A healthy Olynyk could prove vital to the growth of his game as well as the Celtics’ desire to build off of last season’s 48-win club that made it to the playoffs for the second year in a row but also suffered a second consecutive first-round defeat.

Last season, Olynyk averaged 10.0 points per game and shot a career-best 40.5 percent from 3-point range. A stronger Olynyk could give the Celtics more options in how they want to use him going forward. For the most part, Boston likes to have Olynyk on the floor because of his perimeter shooting, which helps with spacing. But if he’s physically stronger, Boston can look to post him up from time to time as well, which would make him a much more dangerous weapon offensively.

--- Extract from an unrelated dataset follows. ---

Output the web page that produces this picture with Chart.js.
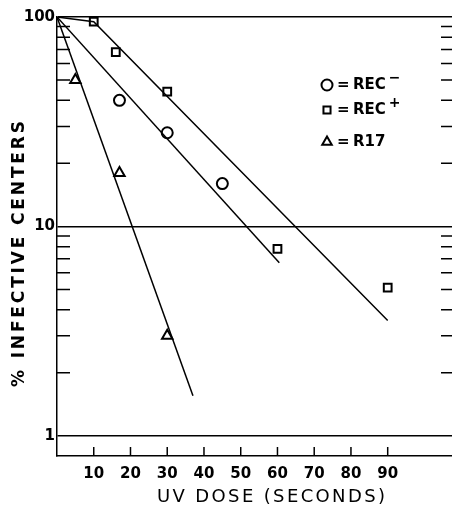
<!DOCTYPE html>
<html>
<head>
<meta charset="utf-8">
<script src="https://cdn.jsdelivr.net/npm/chart.js@4"></script>
<style>
  html, body { margin: 0; padding: 0; background: #fff; overflow: hidden; }
  #wrap { width: 452px; height: 511px; }
  canvas { display: block; }
</style>
</head>
<body>
<div id="wrap"><canvas id="chart" width="452" height="511"></canvas></div>
<script>
// Datos (dosis UV en segundos, % centros infectivos)
const recMinusX = [17, 30, 45];
const recMinusY = [40, 28, 16];
const recPlusX = [10, 16, 30, 60, 90];
const recPlusY = [95, 68, 44, 7.8, 5.1];
const r17X = [5, 17, 30];
const r17Y = [50, 18, 3];

// Rectas de ajuste dibujadas a mano en el original
const fitRecPlusX = [0, 10, 90];
const fitRecPlusY = [100, 95, 3.55];
const fitRecMinusX = [0, 60.5];
const fitRecMinusY = [100, 6.7];
const fitR17X = [0, 37];
const fitR17Y = [100, 1.55];

const xTicks = [10, 20, 30, 40, 50, 60, 70, 80, 90];
const yLabels = [1, 10, 100];
const yMinor = [2, 3, 4, 5, 6, 7, 8, 9, 20, 30, 40, 50, 60, 70, 80, 90];

const legendItems = [
  { style: 'circle', text: 'REC', sup: '−' },
  { style: 'rect', text: 'REC', sup: '+' },
  { style: 'triangle', text: 'R17', sup: '' }
];

const toPoints = (xs, ys) => xs.map((x, i) => ({ x: x, y: ys[i] }));

const markerSet = (label, xs, ys, style, r) => ({
  label: label,
  data: toPoints(xs, ys),
  showLine: false,
  pointStyle: style,
  pointRadius: r,
  pointBorderColor: '#000',
  pointBackgroundColor: '#fff',
  pointBorderWidth: 2
});

const lineSet = (label, xs, ys) => ({
  label: label,
  data: toPoints(xs, ys),
  showLine: true,
  borderColor: '#000',
  borderWidth: 1.5,
  pointRadius: 0,
  fill: false
});

// Marcas interiores, títulos de ejes y leyenda
const decor = {
  id: 'decor',
  afterDraw(chart) {
    const ctx = chart.ctx;
    const xs = chart.scales.x;
    const ys = chart.scales.y;
    const a = chart.chartArea;
    ctx.save();
    ctx.strokeStyle = '#000';
    ctx.lineWidth = 1.5;
    // ticks del eje x hacia dentro
    xTicks.forEach(v => {
      const px = xs.getPixelForValue(v);
      ctx.beginPath();
      ctx.moveTo(px, a.bottom);
      ctx.lineTo(px, a.bottom - 9);
      ctx.stroke();
    });
    // ticks menores del eje y, a izquierda y derecha
    yMinor.forEach(v => {
      const py = ys.getPixelForValue(v);
      ctx.beginPath();
      ctx.moveTo(a.left, py);
      ctx.lineTo(a.left + 13, py);
      ctx.moveTo(a.right, py);
      ctx.lineTo(a.right - 11, py);
      ctx.stroke();
    });

    ctx.fillStyle = '#000';
    ctx.textAlign = 'left';
    ctx.textBaseline = 'middle';

    const fitText = (txt, target) => {
      ctx.letterSpacing = '0px';
      const w = ctx.measureText(txt).width;
      ctx.letterSpacing = ((target - w) / (txt.length - 1)) + 'px';
    };
    // título eje x
    ctx.font = '18px "DejaVu Sans"';
    fitText('UV DOSE (SECONDS)', 228);
    ctx.fillText('UV DOSE (SECONDS)', 157, 497);

    // título eje y
    ctx.save();
    ctx.translate(20, 387);
    ctx.rotate(-Math.PI / 2);
    ctx.font = 'bold 17px "DejaVu Sans"';
    fitText('% INFECTIVE CENTERS', 266);
    ctx.fillText('% INFECTIVE CENTERS', 0, 0);
    ctx.restore();
    ctx.letterSpacing = '0px';

    // leyenda
    let ly = 85;
    const gaps = [0, 25, 32];
    legendItems.forEach((it, i) => {
      ly += gaps[i];
      ctx.lineWidth = 2;
      ctx.fillStyle = '#fff';
      ctx.strokeStyle = '#000';
      Chart.helpers.drawPoint(ctx, { pointStyle: it.style, radius: it.style === 'rect' ? 5 : 5.5, borderWidth: 2 }, 327, ly);
      ctx.fillStyle = '#000';
      ctx.font = 'bold 15px "DejaVu Sans"';
      ctx.fillText('=', 337, ly);
      ctx.fillText(it.text, 353, ly);
      if (it.sup) {
        const w = ctx.measureText(it.text).width;
        ctx.font = 'bold 14px "DejaVu Sans"';
        ctx.fillText(it.sup, 353 + w + 3, ly - 7);
      }
    });
    ctx.restore();
  }
};

const ctx = document.getElementById('chart').getContext('2d');
new Chart(ctx, {
  type: 'scatter',
  data: {
    datasets: [
      lineSet('fit REC+', fitRecPlusX, fitRecPlusY),
      lineSet('fit REC-', fitRecMinusX, fitRecMinusY),
      lineSet('fit R17', fitR17X, fitR17Y),
      markerSet('REC-', recMinusX, recMinusY, 'circle', 5.5),
      markerSet('REC+', recPlusX, recPlusY, 'rect', 5.5),
      markerSet('R17', r17X, r17Y, 'triangle', 6)
    ]
  },
  options: {
    responsive: false,
    animation: false,
    layout: { autoPadding: false, padding: { top: 17, right: 0, left: 0, bottom: 0 } },
    plugins: {
      legend: { display: false },
      tooltip: { enabled: false }
    },
    scales: {
      x: {
        type: 'linear',
        min: 0,
        max: 107.5,
        afterBuildTicks: s => { s.ticks = xTicks.map(v => ({ value: v })); },
        afterFit: s => { s.height = 55; },
        border: { display: true, color: '#000', width: 1.5 },
        grid: { display: false },
        ticks: {
          autoSkip: false,
          maxRotation: 0,
          padding: 1,
          color: '#000',
          font: { family: 'DejaVu Sans', size: 15, weight: 'bold' },
          callback: v => String(v)
        }
      },
      y: {
        type: 'logarithmic',
        min: 0.8,
        max: 100,
        afterFit: s => { s.width = 57; },
        border: { display: true, color: '#000', width: 1.5 },
        grid: {
          drawTicks: false,
          lineWidth: 1.5,
          color: c => (yLabels.includes(c.tick.value) ? '#000' : 'rgba(0,0,0,0)')
        },
        ticks: {
          autoSkip: false,
          padding: 2,
          color: '#000',
          font: { family: 'DejaVu Sans', size: 15, weight: 'bold' },
          callback: v => (yLabels.includes(v) ? String(v) : '')
        }
      }
    }
  },
  plugins: [decor]
});
</script>
</body>
</html>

No one anticipates Olynyk will suddenly morph into a dominant, inside-outside scoring threat. But added strength does give him a chance to improve as both a rebounder and defender, two areas in which Olynyk was up and down this past season.

And admittedly he was at his worst during the playoffs, when the Celtics desperately needed someone -- anyone -- to help space the floor as the Hawks packed in the paint, which limited the drives to the basket by Isaiah Thomas.

“(I was) cleared [medically to play], but I wasn’t able to help the team at all. I couldn’t do anything,” Olynyk said. “My arm . . . I couldn’t hold off one of these kids with my arm. Shooting pains, it was giving out. Motions without contact were okay. But once you put any contact on my arm, it was done. So I couldn’t do anything.”

Olynyk is hopeful the surgery will alleviate the issues with the shoulder, which sidelined him for 12 games in addition to limiting his effectiveness in the playoffs.

“[The doctors] tell me [I’m] going to be stronger than [I’ve] ever felt, ever been,” Olynyk said.